The fact that all three men are victims of domestic abuse is alarming but also quite commonplace in a town where nearly half the population is paid below the minimum wage, and where the residue of violence clings to the interior of houses that were meant to comfort and protect. “I saw myself in your story,” Liu explains to Keire, who likens the experience of making the movie to “free therapy.” As the filmmaker struggles to come to terms with the wounds inflicted by his own upbringing, he starts to see echoes of his abuser in the increasingly unsettling behavior of Zack. When Liu films his mother and simultaneously confronts her about the abandonment he felt as a kid, he keeps a separate camera fixed on his face, drawing attention to his own inability to break free from the pain of his past.
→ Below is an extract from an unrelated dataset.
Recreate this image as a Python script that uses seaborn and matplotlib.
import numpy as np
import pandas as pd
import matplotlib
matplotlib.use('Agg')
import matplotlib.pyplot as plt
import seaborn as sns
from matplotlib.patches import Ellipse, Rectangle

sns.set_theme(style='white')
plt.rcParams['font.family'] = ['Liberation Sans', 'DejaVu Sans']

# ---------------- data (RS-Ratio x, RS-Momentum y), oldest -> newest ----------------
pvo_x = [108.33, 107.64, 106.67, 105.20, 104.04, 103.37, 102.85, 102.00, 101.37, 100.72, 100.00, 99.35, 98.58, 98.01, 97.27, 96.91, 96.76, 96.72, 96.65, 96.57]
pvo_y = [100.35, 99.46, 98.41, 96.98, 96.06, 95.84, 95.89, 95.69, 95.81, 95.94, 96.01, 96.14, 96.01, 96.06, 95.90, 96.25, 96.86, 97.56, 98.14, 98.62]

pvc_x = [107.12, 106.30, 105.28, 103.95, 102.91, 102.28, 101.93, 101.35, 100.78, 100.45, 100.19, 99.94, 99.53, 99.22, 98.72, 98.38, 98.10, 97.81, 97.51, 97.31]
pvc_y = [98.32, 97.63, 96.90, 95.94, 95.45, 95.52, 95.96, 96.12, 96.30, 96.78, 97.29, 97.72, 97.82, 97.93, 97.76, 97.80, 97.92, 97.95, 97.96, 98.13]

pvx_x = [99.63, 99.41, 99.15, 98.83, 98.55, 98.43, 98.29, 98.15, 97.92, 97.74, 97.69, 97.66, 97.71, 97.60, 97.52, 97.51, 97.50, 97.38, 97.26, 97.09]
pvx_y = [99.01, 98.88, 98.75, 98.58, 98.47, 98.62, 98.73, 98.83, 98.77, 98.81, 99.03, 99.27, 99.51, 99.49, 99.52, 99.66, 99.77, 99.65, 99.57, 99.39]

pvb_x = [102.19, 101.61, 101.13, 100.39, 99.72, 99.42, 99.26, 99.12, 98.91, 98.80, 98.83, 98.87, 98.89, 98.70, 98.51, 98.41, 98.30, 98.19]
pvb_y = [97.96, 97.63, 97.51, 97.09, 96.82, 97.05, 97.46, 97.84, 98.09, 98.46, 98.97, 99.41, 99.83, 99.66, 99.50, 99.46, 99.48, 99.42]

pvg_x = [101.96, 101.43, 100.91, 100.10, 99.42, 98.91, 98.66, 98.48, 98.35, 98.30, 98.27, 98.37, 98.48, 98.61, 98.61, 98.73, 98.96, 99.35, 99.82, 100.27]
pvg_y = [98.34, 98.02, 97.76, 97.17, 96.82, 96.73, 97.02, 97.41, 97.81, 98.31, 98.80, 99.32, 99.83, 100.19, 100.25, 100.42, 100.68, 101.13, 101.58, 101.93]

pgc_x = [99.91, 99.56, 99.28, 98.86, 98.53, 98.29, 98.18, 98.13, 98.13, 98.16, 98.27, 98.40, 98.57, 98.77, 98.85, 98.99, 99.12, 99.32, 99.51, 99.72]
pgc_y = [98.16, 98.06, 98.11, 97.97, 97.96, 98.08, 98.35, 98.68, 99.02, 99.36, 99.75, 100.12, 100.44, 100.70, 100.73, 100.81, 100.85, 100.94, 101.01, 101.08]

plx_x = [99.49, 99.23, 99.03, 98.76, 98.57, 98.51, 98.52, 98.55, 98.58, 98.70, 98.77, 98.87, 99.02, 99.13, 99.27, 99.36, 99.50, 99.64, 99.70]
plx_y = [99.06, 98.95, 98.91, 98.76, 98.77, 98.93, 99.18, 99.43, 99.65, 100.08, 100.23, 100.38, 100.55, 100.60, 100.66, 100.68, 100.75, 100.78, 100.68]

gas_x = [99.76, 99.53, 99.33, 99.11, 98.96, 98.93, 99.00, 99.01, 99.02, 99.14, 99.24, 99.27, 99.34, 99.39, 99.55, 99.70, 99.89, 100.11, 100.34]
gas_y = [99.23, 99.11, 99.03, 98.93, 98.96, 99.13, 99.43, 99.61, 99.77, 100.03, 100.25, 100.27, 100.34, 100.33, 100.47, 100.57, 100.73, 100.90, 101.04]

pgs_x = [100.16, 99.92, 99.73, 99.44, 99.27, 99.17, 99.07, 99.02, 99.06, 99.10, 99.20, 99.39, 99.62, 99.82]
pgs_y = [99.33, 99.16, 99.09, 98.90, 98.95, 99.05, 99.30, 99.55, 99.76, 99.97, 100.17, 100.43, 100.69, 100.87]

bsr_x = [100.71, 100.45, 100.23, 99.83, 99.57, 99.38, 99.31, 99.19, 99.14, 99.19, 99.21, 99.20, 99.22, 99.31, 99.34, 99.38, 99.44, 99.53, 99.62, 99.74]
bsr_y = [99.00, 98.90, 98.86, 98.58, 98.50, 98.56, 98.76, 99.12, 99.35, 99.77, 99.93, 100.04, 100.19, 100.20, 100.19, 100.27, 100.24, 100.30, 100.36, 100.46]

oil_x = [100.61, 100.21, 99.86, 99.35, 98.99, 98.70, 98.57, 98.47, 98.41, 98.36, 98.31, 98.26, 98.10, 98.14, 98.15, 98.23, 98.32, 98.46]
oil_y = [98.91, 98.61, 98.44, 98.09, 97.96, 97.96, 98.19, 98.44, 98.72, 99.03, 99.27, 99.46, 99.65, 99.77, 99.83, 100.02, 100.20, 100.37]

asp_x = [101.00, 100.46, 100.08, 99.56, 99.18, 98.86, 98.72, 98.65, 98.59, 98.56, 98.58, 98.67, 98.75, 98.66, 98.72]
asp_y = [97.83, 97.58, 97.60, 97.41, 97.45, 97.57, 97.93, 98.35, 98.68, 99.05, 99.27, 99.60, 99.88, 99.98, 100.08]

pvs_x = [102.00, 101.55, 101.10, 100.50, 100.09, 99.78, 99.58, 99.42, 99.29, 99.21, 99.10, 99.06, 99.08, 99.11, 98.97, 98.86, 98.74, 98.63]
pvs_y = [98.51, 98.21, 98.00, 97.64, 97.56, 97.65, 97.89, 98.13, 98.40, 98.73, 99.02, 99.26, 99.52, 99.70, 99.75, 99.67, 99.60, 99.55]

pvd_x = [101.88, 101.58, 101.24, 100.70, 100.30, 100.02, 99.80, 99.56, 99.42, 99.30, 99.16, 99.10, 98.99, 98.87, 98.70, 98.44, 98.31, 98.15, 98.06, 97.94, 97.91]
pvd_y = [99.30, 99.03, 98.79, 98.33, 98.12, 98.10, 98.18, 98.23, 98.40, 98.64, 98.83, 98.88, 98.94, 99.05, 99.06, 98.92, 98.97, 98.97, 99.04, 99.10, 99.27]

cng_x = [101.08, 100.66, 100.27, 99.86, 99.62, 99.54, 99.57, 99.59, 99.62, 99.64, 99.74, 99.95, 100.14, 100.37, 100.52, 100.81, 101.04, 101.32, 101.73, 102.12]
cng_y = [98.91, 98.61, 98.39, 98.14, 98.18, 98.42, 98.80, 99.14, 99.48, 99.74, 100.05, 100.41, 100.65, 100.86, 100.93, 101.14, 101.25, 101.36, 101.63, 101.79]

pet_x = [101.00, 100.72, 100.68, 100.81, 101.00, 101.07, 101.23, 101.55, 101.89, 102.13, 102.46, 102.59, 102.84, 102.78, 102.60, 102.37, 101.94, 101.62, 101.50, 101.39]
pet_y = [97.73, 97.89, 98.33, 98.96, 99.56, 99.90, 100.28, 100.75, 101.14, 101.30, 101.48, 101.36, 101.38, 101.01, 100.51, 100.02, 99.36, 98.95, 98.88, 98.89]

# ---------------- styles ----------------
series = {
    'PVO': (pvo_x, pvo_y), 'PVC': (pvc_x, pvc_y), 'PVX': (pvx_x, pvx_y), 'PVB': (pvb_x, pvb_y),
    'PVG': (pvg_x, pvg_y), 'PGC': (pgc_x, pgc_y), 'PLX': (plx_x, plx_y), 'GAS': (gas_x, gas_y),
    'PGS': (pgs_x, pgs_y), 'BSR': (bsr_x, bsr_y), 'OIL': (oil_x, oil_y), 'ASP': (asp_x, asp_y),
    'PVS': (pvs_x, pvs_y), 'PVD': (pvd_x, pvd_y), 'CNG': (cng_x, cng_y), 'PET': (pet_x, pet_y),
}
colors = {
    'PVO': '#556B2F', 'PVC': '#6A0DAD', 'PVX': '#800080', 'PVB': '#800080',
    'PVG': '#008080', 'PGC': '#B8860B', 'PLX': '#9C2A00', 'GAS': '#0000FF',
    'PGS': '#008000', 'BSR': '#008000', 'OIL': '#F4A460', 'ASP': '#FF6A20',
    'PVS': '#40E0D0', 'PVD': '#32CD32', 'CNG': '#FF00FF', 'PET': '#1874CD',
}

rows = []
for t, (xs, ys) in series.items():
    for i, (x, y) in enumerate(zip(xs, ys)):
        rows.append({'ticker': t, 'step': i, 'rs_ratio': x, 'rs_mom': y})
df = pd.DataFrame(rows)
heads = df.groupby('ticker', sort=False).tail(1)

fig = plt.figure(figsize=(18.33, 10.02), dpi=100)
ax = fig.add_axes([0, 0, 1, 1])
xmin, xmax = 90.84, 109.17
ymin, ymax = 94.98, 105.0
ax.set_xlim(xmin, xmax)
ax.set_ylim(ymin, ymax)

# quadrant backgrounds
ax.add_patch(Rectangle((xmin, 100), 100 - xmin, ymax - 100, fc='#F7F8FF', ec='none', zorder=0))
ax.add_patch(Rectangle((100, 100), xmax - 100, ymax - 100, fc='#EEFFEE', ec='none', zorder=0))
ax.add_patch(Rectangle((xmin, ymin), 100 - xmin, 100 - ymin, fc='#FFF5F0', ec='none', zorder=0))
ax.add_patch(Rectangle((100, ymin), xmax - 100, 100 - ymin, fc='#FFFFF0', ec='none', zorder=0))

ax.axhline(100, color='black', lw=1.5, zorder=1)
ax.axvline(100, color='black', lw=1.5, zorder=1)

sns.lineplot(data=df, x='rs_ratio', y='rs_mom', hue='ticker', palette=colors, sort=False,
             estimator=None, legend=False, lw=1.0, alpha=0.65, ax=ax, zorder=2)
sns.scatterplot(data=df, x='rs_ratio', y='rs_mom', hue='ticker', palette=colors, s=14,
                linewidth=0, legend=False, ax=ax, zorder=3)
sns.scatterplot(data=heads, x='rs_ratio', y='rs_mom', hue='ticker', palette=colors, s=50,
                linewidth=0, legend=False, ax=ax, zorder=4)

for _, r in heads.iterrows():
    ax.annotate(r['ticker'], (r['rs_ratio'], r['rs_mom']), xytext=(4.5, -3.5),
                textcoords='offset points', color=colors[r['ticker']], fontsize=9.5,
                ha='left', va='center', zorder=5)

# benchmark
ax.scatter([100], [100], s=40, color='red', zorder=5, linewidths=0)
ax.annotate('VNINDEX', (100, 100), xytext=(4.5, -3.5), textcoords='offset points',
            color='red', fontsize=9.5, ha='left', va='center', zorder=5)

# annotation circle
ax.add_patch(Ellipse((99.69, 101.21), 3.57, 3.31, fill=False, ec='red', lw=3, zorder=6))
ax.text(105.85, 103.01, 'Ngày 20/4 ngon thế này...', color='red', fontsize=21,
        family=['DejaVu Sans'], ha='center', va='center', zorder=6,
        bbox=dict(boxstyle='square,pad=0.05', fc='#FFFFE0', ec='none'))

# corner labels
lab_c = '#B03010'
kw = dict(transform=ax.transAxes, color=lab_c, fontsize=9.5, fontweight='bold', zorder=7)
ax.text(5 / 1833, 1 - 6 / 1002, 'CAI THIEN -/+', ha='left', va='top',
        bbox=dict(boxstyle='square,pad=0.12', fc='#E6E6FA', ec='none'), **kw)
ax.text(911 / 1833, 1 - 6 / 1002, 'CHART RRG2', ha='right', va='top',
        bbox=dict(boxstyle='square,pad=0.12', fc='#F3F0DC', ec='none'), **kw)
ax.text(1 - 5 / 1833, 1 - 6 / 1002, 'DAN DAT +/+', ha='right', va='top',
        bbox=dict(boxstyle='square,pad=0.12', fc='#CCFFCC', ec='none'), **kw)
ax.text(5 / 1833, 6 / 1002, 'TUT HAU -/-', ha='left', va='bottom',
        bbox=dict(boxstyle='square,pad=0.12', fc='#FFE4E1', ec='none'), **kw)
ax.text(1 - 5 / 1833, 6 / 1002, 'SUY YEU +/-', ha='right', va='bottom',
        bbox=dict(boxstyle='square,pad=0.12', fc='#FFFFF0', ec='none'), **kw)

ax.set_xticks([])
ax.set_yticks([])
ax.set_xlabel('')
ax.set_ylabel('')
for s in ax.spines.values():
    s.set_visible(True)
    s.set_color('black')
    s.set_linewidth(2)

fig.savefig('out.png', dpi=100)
Assisted by co-editor Joshua Altman, Liu weaves these stories together, forming a seamless tapestry of anguish and catharsis that culminates in an extended montage so deftly executed, it left me in awe.
1. “Eighth Grade”
As a bullied student in eighth grade, what I desired more than anything was to become a director of films that would make kids like me feel less alone. Now, with his first foray into filmmaking, Bo Burnham has made the movie I’ve spent nearly two decades hoping would one day exist. The film’s heroine, Kayla, is a lonesome soul bereft of an extracurricular outlet. Though her graduation from junior high is only one week away, every second in that soul-crushing environment feels like an eternity. So she turns to the world that didn’t exist when I was her age, the one that beckons to her from the cool glow of her laptop and phone. Burnham, who first garnered a global audience via his comedic YouTube videos, honors his protagonist by refusing to play her feelings for laughs. As portrayed by 15-year-old Elsie Fisher, Kayla emerges as one of the most compelling and vividly realized movie characters I’ve ever encountered. My heart broke every time the camera lingered on her face—untouched by an artificial Hollywood sheen—as she struggled to contain her embarrassment behind an expression of optimism. 
The screenplay by Burnham doesn’t have an ounce of condescension, and the laughter that it generates—which is plentiful—arises out of recognition rather than ridicule. These are the years where attentive parenting is utterly essential, and Kayla is fortunate enough to have a father, Mark (Josh Hamilton), who may exasperate her with his persistent prying, but has a limitless reservoir of empathy and understanding. When Mark’s words finally register for Kayla during a lovely sequence set around a campfire, they affirm her sense of belonging in the world. As he tells his daughter, “You make me brave,” I couldn’t help agreeing with him. There is nothing braver than a middle schooler who dares to be human. What makes “Eighth Grade” the best film of 2018 is the way it makes Kayla’s anxiety resonate on a level that transcends all age, race, gender, nationality and culture. With petulant bullies elected to our highest offices, and technology breeding an addiction to constant approval, it goes without saying that our world has currently succumbed to an eighth grade mentality. You no longer have to be 13 in order to feel trapped in junior high.